Maha Zein

Personal information
- Born: 2 May 1976 (age 50) Cairo, Egypt
- Years active: 1993–2003

Sport
- Country: Egypt
- Turned pro: 1993
- Highest ranking: 79 (November 2000)

= Maha Zein =

Egyptian squash player (born 1976)

Maha Zein (born 2 May 1976) is a former Egyptian professional squash player who is currently a squash coach. She represented the Egypt national women's squash team in several international competitions, including the British Open Squash Championships, World Open Squash Championships and in World Team Squash Championships in a career spanning from 1993 to 2003. She achieved her highest career PSA ranking of 19 in November 2000 as a part of the 2000 PSA World Tour.

== Career ==
She joined the Professional Squash Association in 1993 and competed at the PSA World Tour until 2003. She was part of the Women's Squash Association and played in WSA World Tour until 2003. She emerged in the sport from youth level and appeared as one of the marquee players of the first Egyptian team which took part in a World Junior Squash Championships event for the first time in 1993.

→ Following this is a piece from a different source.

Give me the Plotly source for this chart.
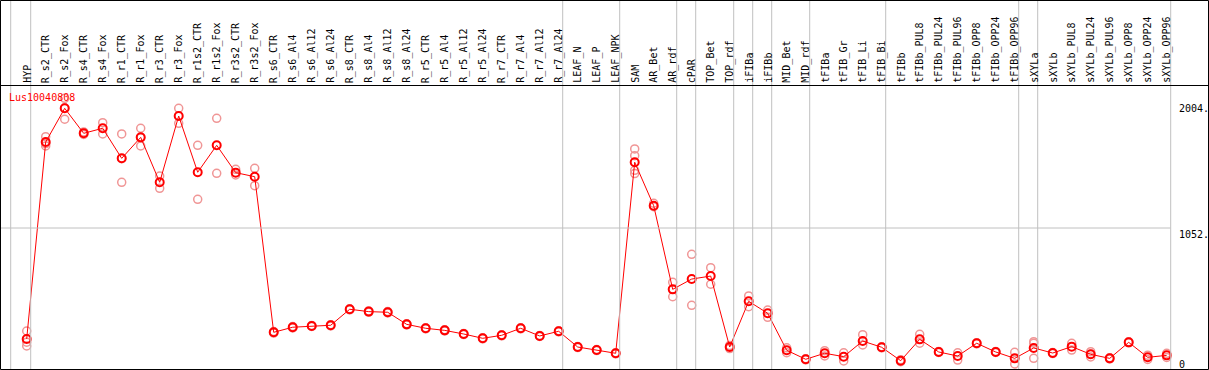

She was part of the Egyptian squad at the World Team Squash Championships in 1996, 1998, 2000 and in 2002. Maha also represented Egypt at the 1997 World Games, her only appearance at the World Summer Games.

Her best performance came at the Malaysian Open Squash Championships in 2000 where she emerged as runner-up to England's Stephanie Brind. After her retirement in 2003, she went onto become a coach at Bay Club Squash.